Ce mécanisme a été trahi une première fois par les services de la Commission Européenne chargés de la traduction en français de la directive.


Une traduction littérale des termes anglais aurait théoriquement dû conduire à choisir pour la traduction française les termes « manque d’exploitation ».


Ce sont pourtant les termes « non-exploitation » qui ont été choisis pour la traduction française, nettement plus défavorables aux auteurs.


A ce niveau, il faut comprendre que seules les juridictions européennes pourraient être en mesure de statuer sur une contestation de la traduction française ainsi réalisée par la Commission Européenne. Il s'agirait d'un contentieux très couteux, qu'il est peu probable de voir un jour compte tenu de la faiblesse des syndicats et organisations professionnelles d'auteurs en France.


Une fois le texte français de la directive adopté au niveau européen, le gouvernement français était en principe tenu par la traduction ainsi choisie.


C'est pourtant là qu'intervient la deuxième trahison, réalisée cette fois par le gouvernement français ayant transposé ce mécanisme par voie d'ordonnance, en créant un nouvel article L.131-5-2 dans le code de la propriété intellectuelle.


Ainsi la mise en œuvre de ce mécanisme de révocation est conditionné à une « absence de toute exploitation ».

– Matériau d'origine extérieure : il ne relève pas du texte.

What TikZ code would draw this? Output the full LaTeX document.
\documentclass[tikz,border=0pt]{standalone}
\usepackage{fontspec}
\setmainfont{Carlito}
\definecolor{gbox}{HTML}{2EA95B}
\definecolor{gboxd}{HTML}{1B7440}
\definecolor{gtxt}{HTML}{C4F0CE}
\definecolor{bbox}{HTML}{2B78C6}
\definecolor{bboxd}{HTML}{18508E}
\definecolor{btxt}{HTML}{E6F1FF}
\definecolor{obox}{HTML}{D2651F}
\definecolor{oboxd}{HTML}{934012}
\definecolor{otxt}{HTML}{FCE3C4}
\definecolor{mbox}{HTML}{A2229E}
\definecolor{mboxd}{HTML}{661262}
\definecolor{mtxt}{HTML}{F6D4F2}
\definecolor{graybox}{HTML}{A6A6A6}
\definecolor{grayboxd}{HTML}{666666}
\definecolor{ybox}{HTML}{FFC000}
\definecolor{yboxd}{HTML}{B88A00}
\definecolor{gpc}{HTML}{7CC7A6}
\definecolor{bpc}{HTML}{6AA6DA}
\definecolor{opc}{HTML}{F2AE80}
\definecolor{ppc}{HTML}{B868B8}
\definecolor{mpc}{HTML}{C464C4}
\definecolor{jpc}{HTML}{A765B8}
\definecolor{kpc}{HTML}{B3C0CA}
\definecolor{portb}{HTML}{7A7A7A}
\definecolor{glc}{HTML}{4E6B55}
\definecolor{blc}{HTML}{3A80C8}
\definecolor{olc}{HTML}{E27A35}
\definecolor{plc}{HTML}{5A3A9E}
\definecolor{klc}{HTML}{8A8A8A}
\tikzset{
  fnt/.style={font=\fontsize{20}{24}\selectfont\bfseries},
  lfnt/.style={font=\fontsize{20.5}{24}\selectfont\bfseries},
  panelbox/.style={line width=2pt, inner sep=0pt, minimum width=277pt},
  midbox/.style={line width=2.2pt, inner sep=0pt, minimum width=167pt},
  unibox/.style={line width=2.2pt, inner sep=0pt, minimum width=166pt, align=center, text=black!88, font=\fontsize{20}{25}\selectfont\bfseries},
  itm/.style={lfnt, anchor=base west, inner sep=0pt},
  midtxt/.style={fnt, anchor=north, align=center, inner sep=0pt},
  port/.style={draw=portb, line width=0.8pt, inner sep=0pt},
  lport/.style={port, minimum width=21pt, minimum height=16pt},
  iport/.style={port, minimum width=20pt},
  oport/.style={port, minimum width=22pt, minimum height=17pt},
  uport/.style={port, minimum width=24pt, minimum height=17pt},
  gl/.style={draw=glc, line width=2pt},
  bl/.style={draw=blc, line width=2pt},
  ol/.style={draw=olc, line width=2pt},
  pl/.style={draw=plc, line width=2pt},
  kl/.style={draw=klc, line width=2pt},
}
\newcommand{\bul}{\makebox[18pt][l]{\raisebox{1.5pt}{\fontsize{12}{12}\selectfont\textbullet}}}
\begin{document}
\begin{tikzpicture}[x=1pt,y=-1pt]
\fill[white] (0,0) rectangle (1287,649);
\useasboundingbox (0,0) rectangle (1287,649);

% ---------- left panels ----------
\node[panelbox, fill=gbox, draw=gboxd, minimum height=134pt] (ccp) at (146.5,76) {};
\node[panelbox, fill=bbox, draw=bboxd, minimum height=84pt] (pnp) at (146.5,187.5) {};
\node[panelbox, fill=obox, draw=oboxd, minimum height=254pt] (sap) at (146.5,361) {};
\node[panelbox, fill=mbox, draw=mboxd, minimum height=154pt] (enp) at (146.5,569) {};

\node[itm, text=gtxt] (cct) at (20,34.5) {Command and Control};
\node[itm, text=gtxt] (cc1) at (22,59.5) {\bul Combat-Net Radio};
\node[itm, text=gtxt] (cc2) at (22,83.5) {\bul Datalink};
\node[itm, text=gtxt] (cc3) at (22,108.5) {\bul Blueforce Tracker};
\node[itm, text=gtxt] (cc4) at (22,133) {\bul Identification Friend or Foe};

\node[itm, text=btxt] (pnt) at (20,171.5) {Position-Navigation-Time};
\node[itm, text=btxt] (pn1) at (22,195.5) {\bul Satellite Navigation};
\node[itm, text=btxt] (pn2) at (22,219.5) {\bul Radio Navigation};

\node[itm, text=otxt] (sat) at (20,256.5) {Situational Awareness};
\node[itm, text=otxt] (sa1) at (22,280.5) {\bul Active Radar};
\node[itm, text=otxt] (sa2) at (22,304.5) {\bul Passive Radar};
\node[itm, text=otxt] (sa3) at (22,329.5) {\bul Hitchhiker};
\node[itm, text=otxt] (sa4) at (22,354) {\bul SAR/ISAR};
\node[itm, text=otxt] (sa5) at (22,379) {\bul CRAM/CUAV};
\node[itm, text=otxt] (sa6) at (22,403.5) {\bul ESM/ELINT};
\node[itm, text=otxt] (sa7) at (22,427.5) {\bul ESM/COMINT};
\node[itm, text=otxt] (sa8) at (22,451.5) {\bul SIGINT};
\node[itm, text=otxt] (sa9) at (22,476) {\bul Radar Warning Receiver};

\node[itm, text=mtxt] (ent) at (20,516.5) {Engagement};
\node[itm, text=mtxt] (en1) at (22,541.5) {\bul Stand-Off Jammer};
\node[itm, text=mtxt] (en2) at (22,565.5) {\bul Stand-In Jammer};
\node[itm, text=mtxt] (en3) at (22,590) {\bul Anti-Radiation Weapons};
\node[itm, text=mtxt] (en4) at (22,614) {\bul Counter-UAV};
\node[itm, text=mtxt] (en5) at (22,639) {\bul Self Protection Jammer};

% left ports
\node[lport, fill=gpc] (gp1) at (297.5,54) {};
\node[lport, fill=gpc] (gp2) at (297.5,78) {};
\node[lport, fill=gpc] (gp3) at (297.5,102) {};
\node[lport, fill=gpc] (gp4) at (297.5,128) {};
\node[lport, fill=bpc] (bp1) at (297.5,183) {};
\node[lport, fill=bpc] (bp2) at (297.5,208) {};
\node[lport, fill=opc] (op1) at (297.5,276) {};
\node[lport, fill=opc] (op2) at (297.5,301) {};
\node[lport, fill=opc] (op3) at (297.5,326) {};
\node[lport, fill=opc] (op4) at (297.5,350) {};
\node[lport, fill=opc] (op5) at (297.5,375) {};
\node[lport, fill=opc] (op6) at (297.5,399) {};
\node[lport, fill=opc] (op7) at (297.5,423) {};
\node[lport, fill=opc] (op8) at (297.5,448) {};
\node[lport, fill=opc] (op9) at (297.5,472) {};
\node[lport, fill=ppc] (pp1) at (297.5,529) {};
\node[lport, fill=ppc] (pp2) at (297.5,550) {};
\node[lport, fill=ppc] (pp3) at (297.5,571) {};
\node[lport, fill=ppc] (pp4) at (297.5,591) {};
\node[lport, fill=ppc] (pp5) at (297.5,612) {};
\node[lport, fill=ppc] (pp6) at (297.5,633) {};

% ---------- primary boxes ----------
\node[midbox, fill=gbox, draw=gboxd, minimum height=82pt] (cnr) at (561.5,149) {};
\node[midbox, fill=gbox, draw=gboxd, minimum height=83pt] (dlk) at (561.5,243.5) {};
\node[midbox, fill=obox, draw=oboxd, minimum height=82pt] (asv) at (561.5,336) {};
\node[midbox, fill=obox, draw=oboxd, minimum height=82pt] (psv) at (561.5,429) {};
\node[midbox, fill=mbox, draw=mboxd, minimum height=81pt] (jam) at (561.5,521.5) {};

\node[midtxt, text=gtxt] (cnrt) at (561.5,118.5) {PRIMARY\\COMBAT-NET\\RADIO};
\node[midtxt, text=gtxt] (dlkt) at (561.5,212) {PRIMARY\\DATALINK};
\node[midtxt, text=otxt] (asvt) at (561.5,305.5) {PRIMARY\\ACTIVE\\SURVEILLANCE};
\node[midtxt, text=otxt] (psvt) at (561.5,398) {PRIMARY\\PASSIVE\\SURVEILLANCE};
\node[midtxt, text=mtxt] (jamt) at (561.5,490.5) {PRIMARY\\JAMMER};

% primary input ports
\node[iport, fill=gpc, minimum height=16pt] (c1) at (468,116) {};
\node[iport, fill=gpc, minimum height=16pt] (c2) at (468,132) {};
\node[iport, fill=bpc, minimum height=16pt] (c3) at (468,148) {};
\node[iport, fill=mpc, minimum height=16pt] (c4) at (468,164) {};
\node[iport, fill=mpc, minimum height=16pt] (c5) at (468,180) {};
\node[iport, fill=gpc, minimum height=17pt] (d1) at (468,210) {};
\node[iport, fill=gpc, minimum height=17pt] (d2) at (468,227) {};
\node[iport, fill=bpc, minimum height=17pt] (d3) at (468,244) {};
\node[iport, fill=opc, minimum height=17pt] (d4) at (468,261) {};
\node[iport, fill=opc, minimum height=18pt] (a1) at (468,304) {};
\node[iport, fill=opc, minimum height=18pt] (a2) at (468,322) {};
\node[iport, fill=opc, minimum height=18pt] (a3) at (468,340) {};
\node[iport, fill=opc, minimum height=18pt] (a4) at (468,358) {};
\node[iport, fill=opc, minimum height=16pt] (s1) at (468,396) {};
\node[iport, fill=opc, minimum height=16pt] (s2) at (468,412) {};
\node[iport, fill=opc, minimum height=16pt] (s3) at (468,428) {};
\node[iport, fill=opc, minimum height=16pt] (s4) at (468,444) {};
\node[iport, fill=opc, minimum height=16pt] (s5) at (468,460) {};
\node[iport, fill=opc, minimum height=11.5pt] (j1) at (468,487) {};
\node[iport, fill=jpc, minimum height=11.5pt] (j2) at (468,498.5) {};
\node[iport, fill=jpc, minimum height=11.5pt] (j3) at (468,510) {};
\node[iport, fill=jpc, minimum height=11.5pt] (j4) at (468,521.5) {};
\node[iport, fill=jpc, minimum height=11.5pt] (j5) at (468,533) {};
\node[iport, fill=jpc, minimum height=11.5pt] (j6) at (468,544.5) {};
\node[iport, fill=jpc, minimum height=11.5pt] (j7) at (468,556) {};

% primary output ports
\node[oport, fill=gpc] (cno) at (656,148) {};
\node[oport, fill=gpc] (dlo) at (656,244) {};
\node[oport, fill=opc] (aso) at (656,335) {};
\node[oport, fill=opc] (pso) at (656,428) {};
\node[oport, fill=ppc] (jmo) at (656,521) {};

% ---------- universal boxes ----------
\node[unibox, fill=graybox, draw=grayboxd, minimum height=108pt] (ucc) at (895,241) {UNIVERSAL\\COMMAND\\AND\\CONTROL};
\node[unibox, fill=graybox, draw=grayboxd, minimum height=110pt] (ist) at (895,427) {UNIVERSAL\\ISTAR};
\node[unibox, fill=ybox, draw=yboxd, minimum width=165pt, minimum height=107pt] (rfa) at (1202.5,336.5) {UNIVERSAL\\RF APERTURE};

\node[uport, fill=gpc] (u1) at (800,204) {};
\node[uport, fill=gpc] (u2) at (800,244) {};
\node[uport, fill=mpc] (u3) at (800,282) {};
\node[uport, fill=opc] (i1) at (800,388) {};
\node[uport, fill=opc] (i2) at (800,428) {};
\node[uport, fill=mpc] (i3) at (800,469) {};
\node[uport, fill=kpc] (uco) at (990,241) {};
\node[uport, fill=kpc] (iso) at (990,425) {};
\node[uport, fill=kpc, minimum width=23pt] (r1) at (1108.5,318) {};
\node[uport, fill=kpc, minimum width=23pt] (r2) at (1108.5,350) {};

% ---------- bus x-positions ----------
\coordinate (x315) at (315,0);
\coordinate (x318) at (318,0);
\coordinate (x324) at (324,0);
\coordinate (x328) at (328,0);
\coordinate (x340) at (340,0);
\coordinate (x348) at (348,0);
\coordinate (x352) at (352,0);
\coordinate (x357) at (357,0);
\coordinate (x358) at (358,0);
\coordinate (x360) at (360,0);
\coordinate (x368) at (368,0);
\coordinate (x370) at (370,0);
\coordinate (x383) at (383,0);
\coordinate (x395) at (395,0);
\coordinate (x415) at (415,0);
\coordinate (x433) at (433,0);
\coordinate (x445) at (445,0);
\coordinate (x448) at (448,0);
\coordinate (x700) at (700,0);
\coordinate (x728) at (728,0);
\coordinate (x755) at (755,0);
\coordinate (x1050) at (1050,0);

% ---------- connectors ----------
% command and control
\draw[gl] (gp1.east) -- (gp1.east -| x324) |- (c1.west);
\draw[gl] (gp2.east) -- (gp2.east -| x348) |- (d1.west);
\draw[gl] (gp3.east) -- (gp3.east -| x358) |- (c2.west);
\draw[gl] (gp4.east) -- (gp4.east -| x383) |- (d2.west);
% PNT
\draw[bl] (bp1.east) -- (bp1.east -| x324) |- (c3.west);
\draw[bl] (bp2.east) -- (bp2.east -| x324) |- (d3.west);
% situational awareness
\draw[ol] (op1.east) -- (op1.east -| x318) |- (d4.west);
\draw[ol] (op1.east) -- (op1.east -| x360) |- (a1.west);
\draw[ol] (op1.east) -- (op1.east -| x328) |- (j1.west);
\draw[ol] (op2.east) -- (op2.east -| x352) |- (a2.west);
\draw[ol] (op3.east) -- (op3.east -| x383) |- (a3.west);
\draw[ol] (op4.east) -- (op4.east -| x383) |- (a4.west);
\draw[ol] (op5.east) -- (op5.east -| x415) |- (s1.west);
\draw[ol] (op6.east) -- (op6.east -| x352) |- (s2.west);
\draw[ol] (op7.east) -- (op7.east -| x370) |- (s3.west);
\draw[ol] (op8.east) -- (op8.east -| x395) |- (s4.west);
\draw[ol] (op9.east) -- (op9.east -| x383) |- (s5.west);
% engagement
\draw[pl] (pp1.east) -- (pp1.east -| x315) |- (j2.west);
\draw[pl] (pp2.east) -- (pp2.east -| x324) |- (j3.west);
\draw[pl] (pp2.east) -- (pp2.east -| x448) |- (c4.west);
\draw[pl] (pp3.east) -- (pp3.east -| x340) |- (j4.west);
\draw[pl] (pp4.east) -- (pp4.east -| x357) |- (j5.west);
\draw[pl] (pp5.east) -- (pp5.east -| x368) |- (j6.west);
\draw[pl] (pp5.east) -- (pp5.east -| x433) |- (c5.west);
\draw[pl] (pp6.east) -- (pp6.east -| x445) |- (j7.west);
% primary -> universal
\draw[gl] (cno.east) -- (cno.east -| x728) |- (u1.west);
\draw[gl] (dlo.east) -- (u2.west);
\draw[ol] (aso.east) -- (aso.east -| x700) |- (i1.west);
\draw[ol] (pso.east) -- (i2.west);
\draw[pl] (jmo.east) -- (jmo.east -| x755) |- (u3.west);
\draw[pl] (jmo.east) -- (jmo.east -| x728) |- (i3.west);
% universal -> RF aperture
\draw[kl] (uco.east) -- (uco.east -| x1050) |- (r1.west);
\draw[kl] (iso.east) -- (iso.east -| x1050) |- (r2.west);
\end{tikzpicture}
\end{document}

Les services du ministère de la Culture ont ainsi restreint le champ d’appréciation de ce qu’il faut entendre par “lack of exploitation” ou “non exploitation”, termes qui avaient le mérite de laisser une marge d'appréciation, à mettre en corrélation avec la possibilité de résilier tout ou partie des droits cédés.


Cet article n'a dès lors plus aucun sens à prévoir la possibilité de résilier une "partie des droits" seulement de l'auteur. Une absence de toute exploitation de l'oeuvre commande en effet nécessairement la résiliation de l'ensemble des droits. Cette scorie ("partie de ces droits") constitue le résidu inavouable de la volonté bafouée du législateur européen.


Il s’agit selon nous d’une traduction pour les besoins de la cause, afin de ne pas remettre en cause des dispositions particulièrement défavorables aux auteurs du secteur du livre, dans lequel une simple impression à la demande d’un ouvrage est susceptible d’être considéré comme une exploitation suffisante pour ne pas mettre en jeu la possibilité de résilier un contrat d’auteur.


Le gouvernement a donc probablement fait ce petit "arrangement" de traduction pour éviter que cette "impression à la demande" puisse être un jour contestée par un auteur ou une autrice du livre.


Les auteurs des autres secteurs apprécieront. Quant aux scénaristes et aux réalisateurs je n'en parle même pas car ils ont été simplement exclus du bénéfice du nouvel article L.131-5-2, pour de très mauvaises raisons que j'exposerai dans une prochaine publication.


Pour conclure, retenez simplement que les auteurs français devront systématiquement engager de couteux contentieux pour récupérer leurs droits, et que pour cette raison ils ne le feront pas.